MARTIN: Although, we should say, the proposal the president made would give temporary reprieve to DACA recipients and immigrants here who are under TPS, the temporary protection status program. These are both programs President Trump moved to shut down. So this is essentially the president offering up a solution to a problem that he caused. Is it not?

JENNINGS: Well, he's also offering up, essentially, a solution called the BRIDGE Act which was sponsored by several Senate Democrats the last time around. I mean, we can dwell on all the mistakes that have been made by people in this entire immigration debate over time, and certainly the president has made some. But at this moment, with the government shut down, it appears to me the White House is ready to deal. And I think the American people are going to have to ask themselves, why aren't the Democrats ready to deal?

This is not a take-it-or-leave-it offer. I think what the White House and what I heard Vice President Pence say over the weekend is this legislative process is a negotiation. So if you're the Democrats, why not take this? And if you have a different idea, OK, throw out your idea. Maybe it flies, and then this whole thing comes to an end. But how do you ever end a shutdown if your initial reaction to every offer is this was made in bad faith, which is what Nancy Pelosi initially said on Saturday?

MARTIN: Well, I think not only is she saying that it's made on bad faith, but Democrats see it as just getting back to neutral, right? If they view this as a problem the president created, then this is just getting back out of the red - not gaining anything. So do you think the president should consider, for example, offering a pathway to citizenship, which Democrats might be more keen towards?

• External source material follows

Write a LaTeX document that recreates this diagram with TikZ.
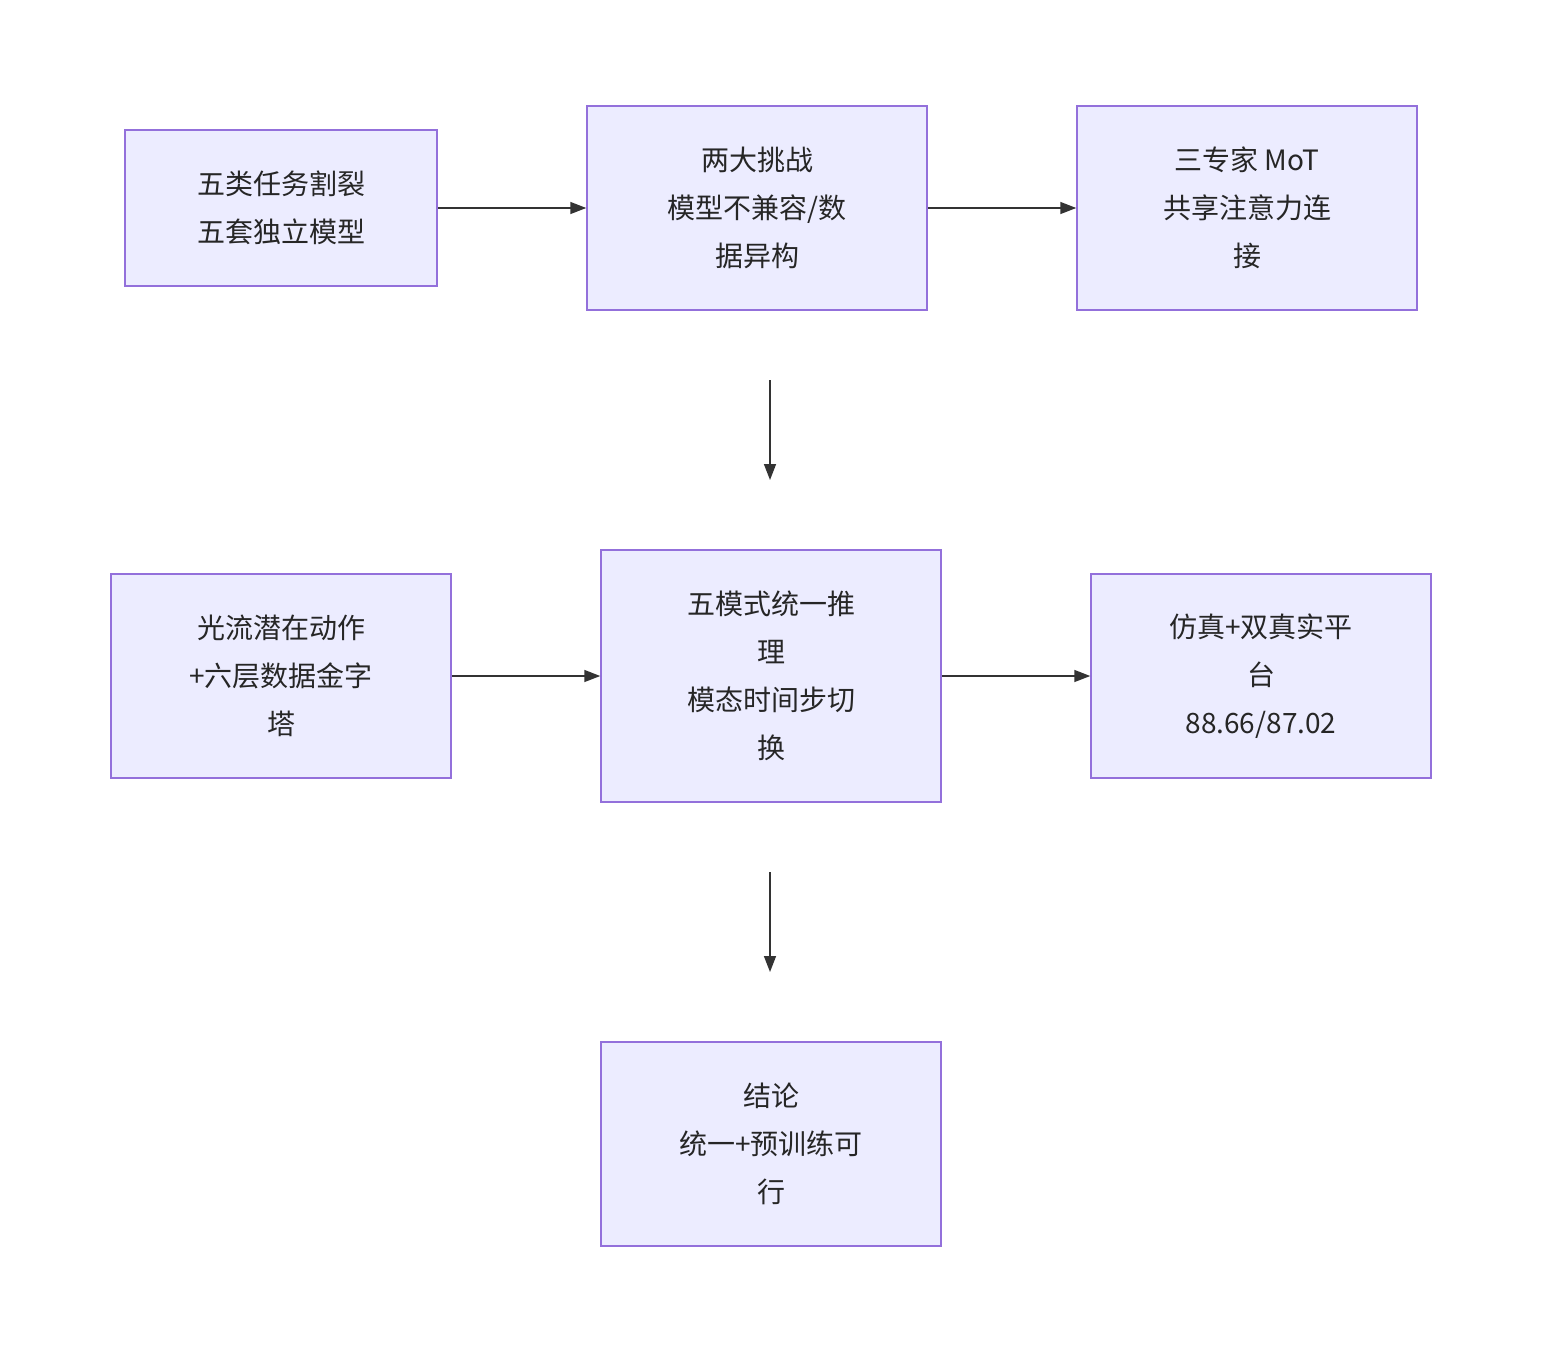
\documentclass[tikz,border=0pt]{standalone}
\usepackage{fontspec}
\setmainfont{Noto Sans CJK SC}
\usetikzlibrary{arrows.meta}
\begin{document}
\begin{tikzpicture}[x=1pt,y=-1pt,
box/.style={draw=violet!55!blue!60,fill=blue!8,line width=1.5pt,align=center,inner sep=0pt,font=\fontsize{28}{48}\selectfont,text=black!85},
arr/.style={draw=black!80,line width=1.5pt,-{Triangle[length=16pt,width=12pt]}}]
\definecolor{bd}{HTML}{9370DB}\definecolor{bf}{HTML}{ECECFF}
\tikzset{box/.append style={draw=bd,fill=bf}}
\useasboundingbox (0,0) rectangle (1542,1352);
\node[box,minimum width=312pt,minimum height=156pt] (a) at (281,208) {五类任务割裂\\五套独立模型};
\node[box,minimum width=340pt,minimum height=204pt] (b) at (757,208) {两大挑战\\模型不兼容/数\\据异构};
\node[box,minimum width=340pt,minimum height=204pt] (c) at (1247,208) {三专家 MoT\\共享注意力连\\接};
\node[box,minimum width=340pt,minimum height=204pt] (d) at (281,676) {光流潜在动作\\+六层数据金字\\塔};
\node[box,minimum width=340pt,minimum height=252pt] (e) at (771,676) {五模式统一推\\理\\模态时间步切\\换};
\node[box,minimum width=340pt,minimum height=204pt] (f) at (1261,676) {仿真+双真实平\\台\\88.66/87.02};
\node[box,minimum width=340pt,minimum height=204pt] (g) at (771,1144) {结论\\统一+预训练可\\行};
\coordinate (p1) at (770,380); \coordinate (p2) at (770,480);
\coordinate (q1) at (770,872); \coordinate (q2) at (770,972);
\draw[arr] (a) -- (b);
\draw[arr] (b) -- (c);
\draw[arr] (p1) -- (p2);
\draw[arr] (d) -- (e);
\draw[arr] (e) -- (f);
\draw[arr] (q1) -- (q2);
\end{tikzpicture}
\end{document}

JENNINGS: Well, I think the Democrats now have the ball in their court. The president has made an opening offer in a legislative process. That is, essentially, how you negotiate things in our system. And so now it's on the Democrats to come back and say, well, instead of what you said, how about this? It's their turn to move their pieces. The fact that they are unwilling to take a turn grinds the game to a halt. And so I don't know what the White House would do next in offering things except negotiate against themselves, which doesn't seem like a very smart strategic move.

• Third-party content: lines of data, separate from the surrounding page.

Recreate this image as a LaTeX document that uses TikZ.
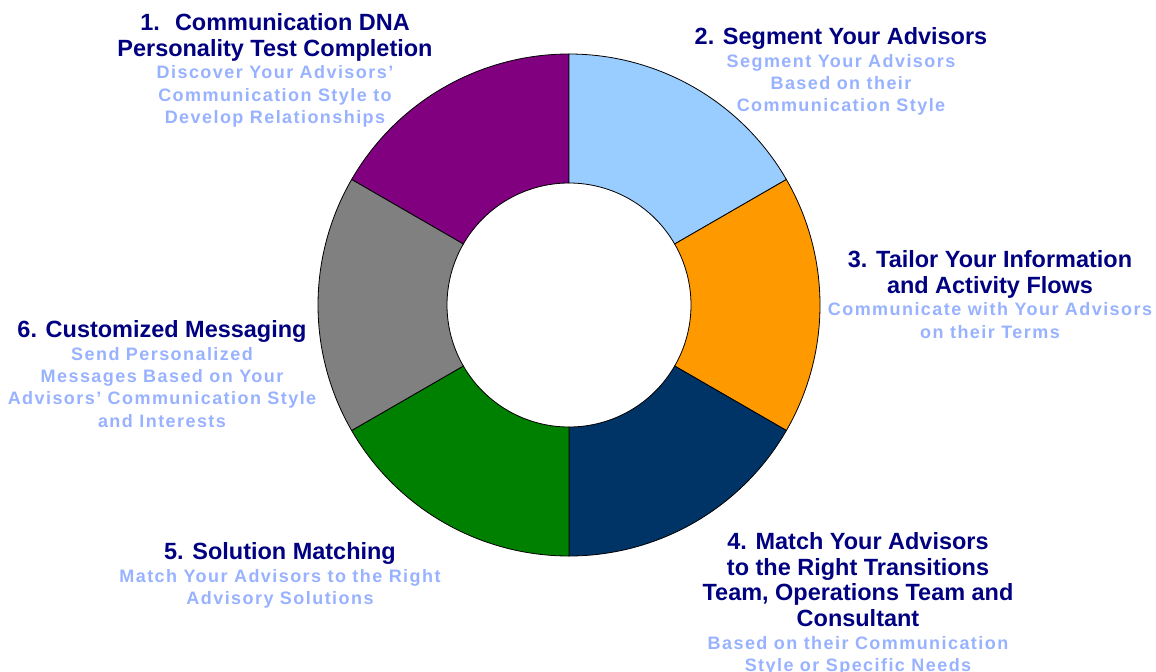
\documentclass[tikz,border=0pt]{standalone}
\usepackage{fontspec}
\setmainfont{Liberation Sans}
\newfontfamily\spacedfont[LetterSpace=8]{Liberation Sans}
\usetikzlibrary{positioning}
\definecolor{ringpurple}{HTML}{800080}
\definecolor{ringsky}{HTML}{99CCFF}
\definecolor{ringorange}{HTML}{FF9900}
\definecolor{ringnavy}{HTML}{003366}
\definecolor{ringgreen}{HTML}{008000}
\definecolor{ringgray}{HTML}{808080}
\definecolor{titleblue}{HTML}{000080}
\definecolor{noteblue}{HTML}{98B2FF}
\tikzset{
    steptitle/.style={font=\fontsize{17.6pt}{19.3pt}\selectfont\bfseries, text=titleblue, align=center, inner sep=0pt, text depth=0pt, anchor=north},
    stepnote/.style={font=\spacedfont\fontsize{13.5pt}{16.8pt}\selectfont\bfseries, text=noteblue, align=center, inner sep=0pt},
    ringpart/.style={draw=black, line width=0.6pt},
}

\begin{document}
\begin{tikzpicture}[x=0.75pt, y=-0.75pt, node distance=7pt]
  \useasboundingbox (0,0) rectangle (1156,671);

  % the ring (angles negative because y points down)
  \begin{scope}[shift={(569,305)}]
    \filldraw[ringpart, fill=ringpurple] (-90:251) arc[start angle=-90, end angle=-150, radius=251] -- (-150:122) arc[start angle=-150, end angle=-90, radius=122] -- cycle;
    \filldraw[ringpart, fill=ringsky] (-30:251) arc[start angle=-30, end angle=-90, radius=251] -- (-90:122) arc[start angle=-90, end angle=-30, radius=122] -- cycle;
    \filldraw[ringpart, fill=ringorange] (30:251) arc[start angle=30, end angle=-30, radius=251] -- (-30:122) arc[start angle=-30, end angle=30, radius=122] -- cycle;
    \filldraw[ringpart, fill=ringnavy] (90:251) arc[start angle=90, end angle=30, radius=251] -- (30:122) arc[start angle=30, end angle=90, radius=122] -- cycle;
    \filldraw[ringpart, fill=ringgreen] (150:251) arc[start angle=150, end angle=90, radius=251] -- (90:122) arc[start angle=90, end angle=150, radius=122] -- cycle;
    \filldraw[ringpart, fill=ringgray] (210:251) arc[start angle=210, end angle=150, radius=251] -- (150:122) arc[start angle=150, end angle=210, radius=122] -- cycle;
  \end{scope}

  % step labels
  \node[steptitle] (t1) at (275,13) {1.~ Communication DNA\\Personality Test Completion};
  \node[stepnote] (s1) [below=of t1] {Discover Your Advisors’\\Communication Style to\\Develop Relationships};

  \node[steptitle] (t2) at (841,27) {2. Segment Your Advisors};
  \node[stepnote] (s2) [below=of t2] {Segment Your Advisors\\Based on their\\Communication Style};

  \node[steptitle] (t3) at (990,250) {3. Tailor Your Information\\and Activity Flows};
  \node[stepnote] (s3) [below=of t3] {Communicate with Your Advisors\\on their Terms};

  \node[steptitle] (t4) at (858,532) {4. Match Your Advisors\\to the Right Transitions\\Team, Operations Team and\\Consultant};
  \node[stepnote] (s4) [below=of t4] {Based on their Communication\\Style or Specific Needs};

  \node[steptitle] (t5) at (280,542) {5. Solution Matching};
  \node[stepnote] (s5) [below=of t5] {Match Your Advisors to the Right\\Advisory Solutions};

  \node[steptitle] (t6) at (162,320) {6. Customized Messaging};
  \node[stepnote] (s6) [below=of t6] {Send Personalized\\Messages Based on Your\\Advisors’ Communication Style\\and Interests};
\end{tikzpicture}
\end{document}
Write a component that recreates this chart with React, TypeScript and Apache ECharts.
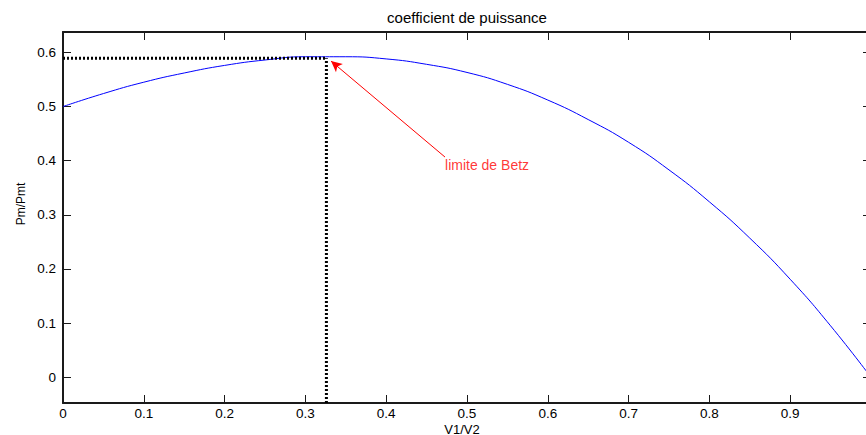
import React, { useEffect, useRef } from "react";
import * as echarts from "echarts";

// V1/V2 ratio and Pm/Pmt values
const ratioV1V2 = [0, 0.05, 0.1, 0.15, 0.2, 0.25, 0.3, 0.35, 0.4, 0.45, 0.5, 0.55, 0.6, 0.65, 0.7, 0.75, 0.8, 0.85, 0.9, 0.95, 1.0];
const powerRatio = [0.5, 0.524, 0.545, 0.562, 0.576, 0.586, 0.592, 0.592, 0.588, 0.578, 0.563, 0.541, 0.512, 0.476, 0.434, 0.383, 0.324, 0.257, 0.181, 0.095, 0.0];

const xTickValues = [0, 0.1, 0.2, 0.3, 0.4, 0.5, 0.6, 0.7, 0.8, 0.9];
const yTickValues = [0, 0.1, 0.2, 0.3, 0.4, 0.5, 0.6];

const xRange = [0, 1];
const yRange = [-0.0475, 0.6377];

// Betz limit guide point and annotation
const betzPoint = [0.326, 0.589];
const arrowStart = [0.4728, 0.4067];
const arrowEnd = [0.3317, 0.584];
const labelAnchor = [0.4728, 0.392];
const labelText = "limite de Betz";

const titleText = "coefficient de puissance";
const xName = "V1/V2";
const yName = "Pm/Pmt";

const FONT = '"Liberation Sans", Arial, Helvetica, sans-serif';

export default function App() {
  const ref = useRef<HTMLDivElement>(null);

  useEffect(() => {
    if (!ref.current) return;
    const chart = echarts.init(ref.current, undefined, { renderer: "svg" });

    const axisLine = { show: true, onZero: false, lineStyle: { color: "#1a1a1a", width: 2 } };
    const tick = {
      show: true,
      inside: true,
      length: 8,
      lineStyle: { color: "#1a1a1a", width: 1 },
    };

    chart.setOption({
      animation: false,
      backgroundColor: "#ffffff",
      textStyle: { fontFamily: FONT },
      grid: {
        left: 63,
        top: 32,
        width: 808,
        height: 371,
        containLabel: false,
        outerBoundsMode: "none",
      },
      xAxis: [
        {
          type: "value",
          position: "bottom",
          min: xRange[0],
          max: xRange[1],
          interval: 0.1,
          axisLine,
          axisTick: { ...tick, customValues: xTickValues },
          axisLabel: {
            customValues: xTickValues,
            margin: 4,
            color: "#000",
            fontSize: 13.5,
            lineHeight: 13,
            fontFamily: FONT,
          },
          splitLine: { show: false },
        },
        {
          type: "value",
          position: "top",
          min: xRange[0],
          max: xRange[1],
          interval: 0.1,
          axisLine,
          axisTick: { ...tick, customValues: xTickValues },
          axisLabel: { show: false },
          splitLine: { show: false },
        },
      ],
      yAxis: [
        {
          type: "value",
          position: "left",
          min: yRange[0],
          max: yRange[1],
          axisLine,
          axisTick: { ...tick, customValues: yTickValues },
          axisLabel: {
            customValues: yTickValues,
            margin: 7,
            color: "#000",
            fontSize: 13.5,
            fontFamily: FONT,
          },
          splitLine: { show: false },
        },
        {
          type: "value",
          position: "right",
          min: yRange[0],
          max: yRange[1],
          axisLine,
          axisTick: { ...tick, customValues: yTickValues },
          axisLabel: { show: false },
          splitLine: { show: false },
        },
      ],
      series: [
        {
          type: "line",
          xAxisIndex: 0,
          yAxisIndex: 0,
          data: ratioV1V2.map((x, i) => [x, powerRatio[i]]),
          showSymbol: false,
          smooth: true,
          lineStyle: { color: "#0000ff", width: 1 },
          z: 3,
          markLine: {
            silent: true,
            symbol: ["none", "arrow"],
            symbolSize: [8, 11],
            label: { show: false },
            lineStyle: { color: "#ff0000", width: 1, type: "solid" },
            data: [[{ coord: arrowStart }, { coord: arrowEnd }]],
          },
        },
        {
          type: "line",
          data: [[xRange[0], betzPoint[1]], [betzPoint[0], betzPoint[1]]],
          showSymbol: false,
          lineStyle: { color: "#000", width: 3, type: [2, 2] },
          z: 4,
        },
        {
          type: "line",
          data: [[betzPoint[0], yRange[0]], [betzPoint[0], betzPoint[1]]],
          showSymbol: false,
          lineStyle: { color: "#000", width: 3, type: [2, 2] },
          z: 4,
        },
        {
          type: "scatter",
          data: [labelAnchor],
          symbolSize: 0,
          silent: true,
          label: {
            show: true,
            position: "right",
            distance: 0,
            formatter: labelText,
            color: "#ff0000",
            fontSize: 14,
            fontFamily: FONT,
          },
        },
      ],
      graphic: [
        {
          type: "text",
          x: 467,
          y: 17,
          style: {
            text: titleText,
            fill: "#000",
            font: `15px ${FONT}`,
            align: "center",
            verticalAlign: "middle",
          },
        },
        {
          type: "text",
          x: 462,
          y: 429,
          style: {
            text: xName,
            fill: "#000",
            font: `13px ${FONT}`,
            align: "center",
            verticalAlign: "middle",
          },
        },
        {
          type: "text",
          x: 21,
          y: 204,
          rotation: Math.PI / 2,
          style: {
            text: yName,
            fill: "#000",
            font: `12px ${FONT}`,
            align: "center",
            verticalAlign: "middle",
          },
        },
      ],
    });

    return () => chart.dispose();
  }, []);

  return (
    <div
      ref={ref}
      style={{ position: "fixed", left: 0, top: 0, width: 866, height: 435 }}
    />
  );
}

So I'm hoping that - and I think all Republicans are hoping that if the Senate begins a legislative process this week, Democrats will reconsider their position of not offering any counters to what the president's thrown out. Look, there's an opportunity here to get something if you're the Democrats, and the Republicans have opened the door. Most people I know are really hoping they walk through it.

MARTIN: Well, what do you make of the Democrats' request that the president should just reopen the government first, and then they can negotiate over the wall?

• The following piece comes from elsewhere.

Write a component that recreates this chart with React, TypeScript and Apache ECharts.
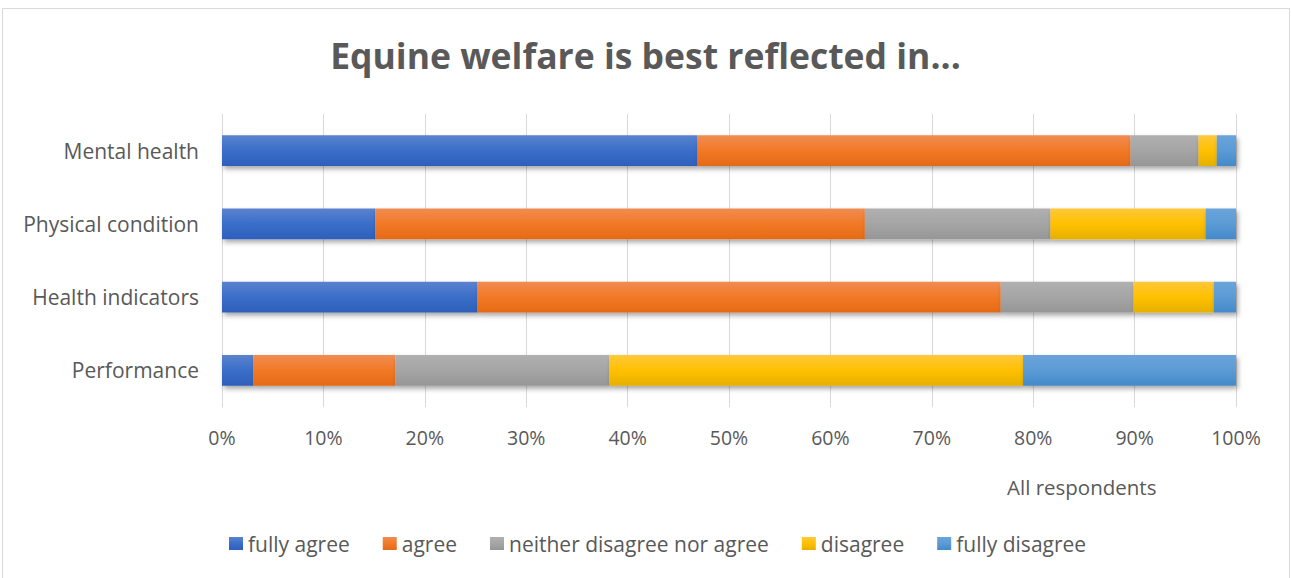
import React, { useEffect, useRef } from "react";
import * as echarts from "echarts";

const categories = ["Performance", "Health indicators", "Physical condition", "Mental health"];
const seriesNames = ["fully agree", "agree", "neither disagree nor agree", "disagree", "fully disagree"];
const fullyAgree = [3.1, 25.2, 15.1, 46.9];
const agree = [14.0, 51.6, 48.3, 42.7];
const neither = [21.1, 13.1, 18.3, 6.7];
const disagree = [40.8, 7.9, 15.3, 1.8];
const fullyDisagree = [21.0, 2.2, 3.0, 1.9];
const xTicks = [0, 10, 20, 30, 40, 50, 60, 70, 80, 90, 100];

const palette = [
  ["#5B82CE", "#3A6EC9", "#2E5FBB"],
  ["#F08C52", "#F27925", "#E46A17"],
  ["#B0B0B0", "#A5A5A5", "#969696"],
  ["#FFC83A", "#FFC000", "#E6B000"],
  ["#6AA4DB", "#5B9BD5", "#4489C9"],
];

const FONT = "Open Sans";

export default function App() {
  const ref = useRef<HTMLDivElement>(null);
  useEffect(() => {
    const chart = echarts.init(ref.current!, null, { renderer: "svg" });
    const values = [fullyAgree, agree, neither, disagree, fullyDisagree];
    const grad = (i: number) =>
      new echarts.graphic.LinearGradient(0, 0, 0, 1, [
        { offset: 0, color: palette[i][0] },
        { offset: 0.5, color: palette[i][1] },
        { offset: 1, color: palette[i][2] },
      ]);
    chart.setOption({
      animation: false,
      backgroundColor: "#ffffff",
      title: [
        {
          text: "Equine welfare is best reflected in...",
          left: "center",
          top: 32,
          textStyle: { fontFamily: FONT, fontWeight: "bold", fontSize: 35.5, color: "#595959" },
        },
        {
          text: "All respondents",
          left: 1002,
          top: 471,
          textStyle: { fontFamily: FONT, fontWeight: "normal", fontSize: 20.5, color: "#595959" },
        },
      ],
      graphic: [
        {
          type: "rect",
          shape: { x: 2.5, y: 8.5, width: 1287, height: 575 },
          style: { fill: "none", stroke: "#D9D9D9", lineWidth: 1 },
          silent: true,
        },
      ],
      legend: {
        data: seriesNames.map((n, i) => ({ name: n, itemStyle: { color: grad(i) } })),
        left: 224,
        top: 528,
        itemWidth: 14,
        itemHeight: 13,
        itemGap: 33,
        icon: "rect",
        textStyle: { fontFamily: FONT, fontSize: 21, color: "#595959", padding: [0, 0, 0, 0] },
      },
      grid: { left: 222, right: 55, top: 114, bottom: 171, containLabel: false },
      xAxis: {
        type: "value",
        min: 0,
        max: 100,
        interval: 10,
        axisLine: { show: false },
        axisTick: { show: false },
        splitLine: { show: true, lineStyle: { color: "#D9D9D9", width: 1 } },
        axisLabel: {
          formatter: (v: number) => (xTicks.includes(v) ? v + "%" : ""),
          fontFamily: FONT,
          fontSize: 19.5,
          color: "#595959",
          margin: 20,
        },
      },
      yAxis: {
        type: "category",
        data: categories,
        axisLine: { show: true, lineStyle: { color: "#D9D9D9", width: 1 } },
        axisTick: { show: false },
        axisLabel: { fontFamily: FONT, fontSize: 21, color: "#595959", margin: 23 },
      },
      series: values.map((d, i) => ({
        name: seriesNames[i],
        type: "bar",
        stack: "total",
        barWidth: "42%",
        data: d,
        itemStyle: {
          color: grad(i),
          shadowBlur: 5,
          shadowOffsetX: 2,
          shadowOffsetY: 3,
          shadowColor: "rgba(0,0,0,0.35)",
        },
      })),
    });
    return () => chart.dispose();
  }, []);
  return (
    <div
      ref={ref}
      style={{ position: "absolute", left: 0, top: 0, width: 1291, height: 578 }}
    />
  );
}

JENNINGS: The package that they are putting on the floor this week reopens the government immediately. And so the Democrats have said they want the government to open. This opens the government. I think the president and the Republicans have a real...

MARTIN: Well, they don't want it attached to the border wall funding.

JENNINGS: Well, they (laughter) - and there's a real fear by the Republicans that if they give up on attaching it to the immigration border security issues they've laid on the table, the Democrats will never return to that conversation. So - and I think that's legitimate here.

MARTIN: So the shutdown is the political pawn. That means the federal workers really are the political pawn here.

JENNINGS: Well, I think it means that there's a whole bunch of stuff that the Republicans want to do and a whole bunch of stuff the Democrats want to do. And it's a bit of a game of chicken. And if one side is to leave out what they want at the opening of a negotiation, then there's a real fear that you would never return to it, which is why, I think, the president and the Republicans are right to try to tie all this together.

MARTIN: Republican strategist Scott Jennings. Scott, thanks as always. We appreciate it.

JENNINGS: I hope it ends soon. Thanks, Rachel.